The QQ is made at a vastly lower quality at lower labor costs. Even though every major part from a Spark/Matiz is compatible with a QQ, the quality of the parts used on the QQ give it a significantly lower crash-test rating. Also, IIRC, a lot of standard features from the Spark/Matiz are optional features of the QQ or unavailable altogether. Really, I'm very happy they copied the design because it's such a good copy in its basic features (they look like, their parts are almost completely interchangeable, etc.) that it allows a very direct comparison to see where cost advantages come from. I actually love it when a company copies another design and then strips it to make it work in their market, it gives a very immediate appraisal of the gaps between developing and developed market products in that sector.
As to Ronwe/Rover (funny thing, "Ronwe" sounds like "wrong way" and will be the source of endless humor for expats) I've never been sure whether purchasing manufacturing capacity outright is useful to developing car companies.

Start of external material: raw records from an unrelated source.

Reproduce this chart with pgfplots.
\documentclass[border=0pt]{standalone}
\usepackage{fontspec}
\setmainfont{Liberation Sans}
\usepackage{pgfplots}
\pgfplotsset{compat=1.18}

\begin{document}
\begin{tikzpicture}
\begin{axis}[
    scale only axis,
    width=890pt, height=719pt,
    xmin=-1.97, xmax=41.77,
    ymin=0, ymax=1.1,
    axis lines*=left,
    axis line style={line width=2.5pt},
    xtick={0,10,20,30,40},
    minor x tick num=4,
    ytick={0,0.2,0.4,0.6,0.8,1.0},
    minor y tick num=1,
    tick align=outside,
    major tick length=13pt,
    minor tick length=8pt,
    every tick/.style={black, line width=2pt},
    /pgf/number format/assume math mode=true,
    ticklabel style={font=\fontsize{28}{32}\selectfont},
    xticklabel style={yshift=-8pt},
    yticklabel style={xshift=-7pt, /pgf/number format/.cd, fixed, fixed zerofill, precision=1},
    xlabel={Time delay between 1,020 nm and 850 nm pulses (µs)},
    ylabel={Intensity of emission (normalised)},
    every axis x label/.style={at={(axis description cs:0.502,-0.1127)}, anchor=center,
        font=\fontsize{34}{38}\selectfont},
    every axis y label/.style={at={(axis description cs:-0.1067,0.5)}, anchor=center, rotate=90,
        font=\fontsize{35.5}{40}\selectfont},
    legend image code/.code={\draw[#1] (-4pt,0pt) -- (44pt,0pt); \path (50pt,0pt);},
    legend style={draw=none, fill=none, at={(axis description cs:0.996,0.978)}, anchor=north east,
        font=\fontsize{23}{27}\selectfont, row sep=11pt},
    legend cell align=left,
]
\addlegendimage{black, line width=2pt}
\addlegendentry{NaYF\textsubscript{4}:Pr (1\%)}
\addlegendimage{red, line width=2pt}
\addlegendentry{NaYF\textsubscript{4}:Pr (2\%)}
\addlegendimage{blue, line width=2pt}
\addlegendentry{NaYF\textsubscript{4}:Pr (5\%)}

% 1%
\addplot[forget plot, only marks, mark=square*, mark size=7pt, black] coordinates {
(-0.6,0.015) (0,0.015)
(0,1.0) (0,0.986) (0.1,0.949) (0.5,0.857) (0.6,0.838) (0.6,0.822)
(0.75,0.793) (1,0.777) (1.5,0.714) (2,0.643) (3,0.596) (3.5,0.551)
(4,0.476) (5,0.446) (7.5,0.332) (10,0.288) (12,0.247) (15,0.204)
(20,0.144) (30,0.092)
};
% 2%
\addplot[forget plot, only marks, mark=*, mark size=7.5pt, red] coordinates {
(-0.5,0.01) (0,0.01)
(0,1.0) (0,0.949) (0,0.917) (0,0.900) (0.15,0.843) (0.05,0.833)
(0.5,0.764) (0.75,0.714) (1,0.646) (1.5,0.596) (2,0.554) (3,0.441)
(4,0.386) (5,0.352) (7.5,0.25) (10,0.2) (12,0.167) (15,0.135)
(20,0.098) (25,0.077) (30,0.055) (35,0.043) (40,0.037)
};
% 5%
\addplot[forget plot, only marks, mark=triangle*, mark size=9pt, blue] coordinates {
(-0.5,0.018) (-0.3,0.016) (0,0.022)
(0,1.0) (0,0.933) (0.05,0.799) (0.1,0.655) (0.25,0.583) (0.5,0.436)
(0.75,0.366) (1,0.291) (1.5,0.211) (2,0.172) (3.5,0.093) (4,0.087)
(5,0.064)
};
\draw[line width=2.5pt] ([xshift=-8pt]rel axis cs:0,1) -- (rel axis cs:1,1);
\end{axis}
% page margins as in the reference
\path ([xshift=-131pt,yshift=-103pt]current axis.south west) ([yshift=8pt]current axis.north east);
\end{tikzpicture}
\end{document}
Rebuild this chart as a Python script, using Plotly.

It hasn't seemed to ever do much good for the buyers either because they meet the quality already (BMW --> Rolls Royce) or because there is no incentive to internalize the methodology of the company (Volkswagen --> Bentley). Anyhow, I hear too much about Chinese corporate culture that suggests that any leaps in quality in many industries is a long way off; usually Chinese automakers look like GM with access to lower labor costs.
We have no disagreements on technical training, really, but I would just have you know that later on, technical training looks a lot less attractive for a variety of reasons and starts to become a mark of lower social standing. In China, I wonder (now quite openly) whether having a technical certification as opposed to a degree hurts your chance of CPC membership.